Sunday, March 14, 2021

His Name was Mudd - weekly column

 

Lawrence Hall, HSG

Mhall46184@aol.com

 

His Name was Mudd

 

First, an important scientific, cultural, and civic note: the first hummingbirds have returned and more are arriving. After their incredible flight across the Gulf from Mexico and because of the scarcity of flowers after the ice and snow they need our help. Feeders up!

 

And now: once upon a time there were television reporters who respected the truth and the viewer. A young reader may shake his or her head in disbelief, but it’s true.

 

Last week Roger Mudd, of happy memory, died at 93. The reader can find his biography on the InterGossip, and the young among us can marvel that once upon a time reporting the national news was a highly ethical vocation.

 

Indeed, there are many reasons why the viewership of evening news on the formerly big three networks has decayed, including the reality that no thoughtful young man or woman will waste time on shrill, biased, and ill-mannered poseurs projecting the emotional fashions and groupthink of their eastern undergraduate days. Participants in our national conversation want news professionals who will report the news as best they can without prejudice, ideology, snarks, and incessant self-reference.

 

Early television newsies were old-school, shoe-leather street reporters, some of whom had also been combat reporters.
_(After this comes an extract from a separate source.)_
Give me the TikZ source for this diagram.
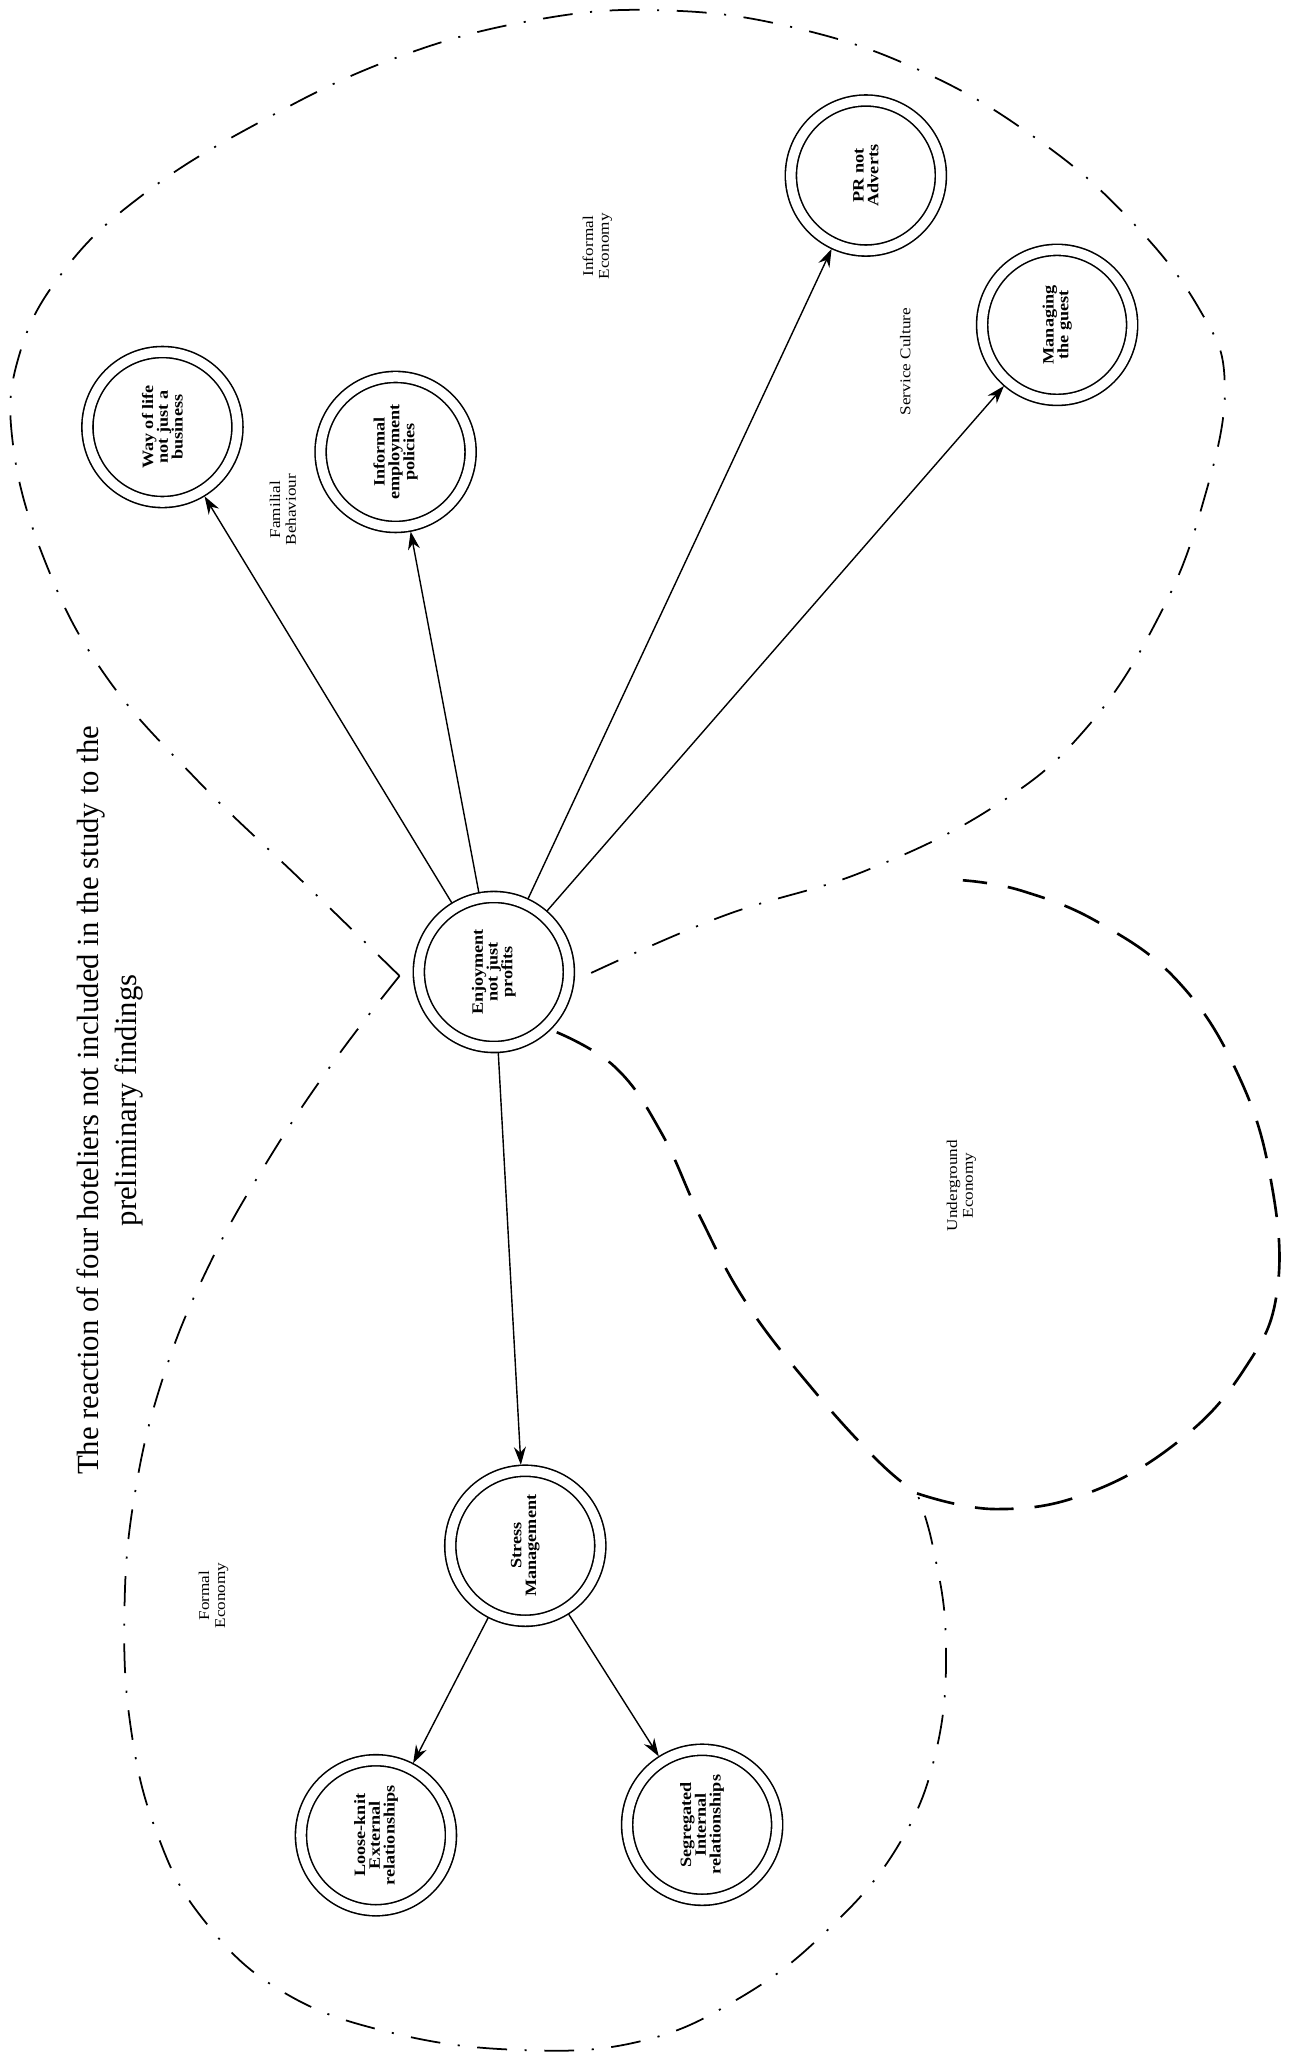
\documentclass[tikz,border=0pt]{standalone}
\usepackage{fontspec}
\setmainfont{Liberation Serif}
\newfontfamily\narrowserif[FakeStretch=1.15]{Liberation Serif}
\usetikzlibrary{arrows.meta}

\begin{document}
\begin{tikzpicture}[
  x=0.026192cm, y=-0.026192cm,
  >={Stealth[length=3.6mm,width=2.4mm]},
  theme/.style={draw, circle, double, fill=white, line width=0.9pt, double distance=0.19cm,
    minimum size=3cm, inner sep=0pt, outer sep=0.12cm, rotate=90, align=center,
    font=\narrowserif\bfseries\fontsize{9}{8.4}\selectfont},
  region/.style={rotate=90, align=center, font=\narrowserif\fontsize{8.5}{9}\selectfont},
  link/.style={->, line width=0.8pt},
  border/.style={line width=1pt, dash pattern=on 17pt off 10pt on 1.2pt off 10pt},
  underground/.style={line width=1.5pt, dash pattern=on 22pt off 12pt}
]
\useasboundingbox (0,0) rectangle (985,1568);

% region boundaries
\draw[border] plot[smooth, tension=0.7] coordinates {(305,745) (230,672) (150,595) (80,515)
  (35,430) (10,340) (15,270) (50,205) (110,148) (195,95) (300,45) (410,15) (510,8) (610,22)
  (705,55) (790,105) (860,165) (915,235) (935,295) (918,385) (885,470) (830,555) (760,615)
  (660,665) (550,700) (440,748)};
\draw[border] plot[smooth, tension=0.7] coordinates {(305,745) (255,810) (205,885) (160,965)
  (125,1050) (103,1140) (95,1230) (100,1320) (120,1400) (155,1465) (215,1520) (300,1552)
  (400,1565) (490,1558) (565,1525) (630,1475) (685,1410) (715,1335) (722,1250) (712,1180)
  (700,1140)};
\draw[underground] plot[smooth, tension=0.7] coordinates {(425,788) (470,815) (505,865)
  (535,930) (570,995) (620,1060) (670,1115) (700,1140)};
\draw[underground] plot[smooth, tension=0.7] coordinates {(700,1140) (760,1152) (830,1140)
  (900,1100) (950,1045) (975,985) (970,900) (945,820) (900,750) (840,705) (780,680) (735,672)};

% title
\node[rotate=90, align=center, font=\fontsize{17.5}{22}\selectfont] (title) at (84,840)
  {The reaction of four hoteliers not included in the study to the\\preliminary findings};

% region names
\node[region] (familial) at (216,389) {Familial\\Behaviour};
\node[region] (informal) at (456,188) {Informal\\Economy};
\node[region] (service) at (691,276) {Service Culture};
\node[region] (underground) at (734,905) {Underground\\Economy};
\node[region] (formal) at (163,1218) {Formal\\Economy};

% themes
\node[theme] (way) at (124,326) {Way of life\\not just a\\business};
\node[theme] (employ) at (302,345) {Informal\\employment\\policies};
\node[theme] (pr) at (661,134) {PR not\\Adverts};
\node[theme] (guest) at (807,248) {Managing\\the guest};
\node[theme] (enjoy) at (377,742) {Enjoyment\\not just\\profits};
\node[theme] (stress) at (401,1180) {Stress\\Management};
\node[theme] (loose) at (287,1401) {Loose-knit\\External\\relationships};
\node[theme] (segr) at (536,1393) {Segregated\\Internal\\relationships};

% links
\draw[link] (enjoy) -- (way);
\draw[link] (enjoy) -- (employ);
\draw[link] (enjoy) -- (pr);
\draw[link] (enjoy) -- (guest);
\draw[link] (enjoy) -- (stress);
\draw[link] (stress) -- (loose);
\draw[link] (stress) -- (segr);

\end{tikzpicture}
\end{document}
Their editors wanted the news yesterday, of course, with an eye on the hovering deadlines, but they also wanted it right, and so did the reporters themselves. The wrath of the green eyeshade gods would fall upon a reporter who faked a story or sources, or who let his or her personal biases skew the narrative.

 

Among the best of that generation was the professional, thoughtful, dignified, and wryly humorous Roger Mudd.  For Mr. Mudd the news was about the facts as could best be determined, and about the reader and viewer, not about himself.

 

Possibly it was his failure in 1979 to coddle a party-anointed candidate with fulsome praise, and to carry and pet him through the interview with only poofy questions that cost him his well-earned promotion at Famous Name Brand network.

 

Instead of recognizing Mr. Mudd’s excellence the network jumped up to the anchor desk a Fisher-Price Play Reporter who was obsessed with projecting himself instead of getting the facts. His antics and errors and biases, poorly anchored, scuttled the network’s reputation. Trenchcoat-man was also the first to pose all look-at-me look-at-me look-at-me how-brave-I-am outside in the wind and rain during hurricanes.  This stunt became a fashion which seems not to have a needed end.

 

One never wishes anyone harm, but surely it would do no harm if some of the weather reporter-poseurs were hurricane-skidded a block or so on their a(postrophe)s for not having enough sense to come in out of the rain.

 

Roger Mudd never patronized us by indulging in low-prole trick-pone stuff for ratings. He didn’t have to, and he wouldn’t have done so in any event. In his own dignity he respected ours.

 

“Eternal rest grant unto him, O Lord, and make perpetual Light to shine upon him.”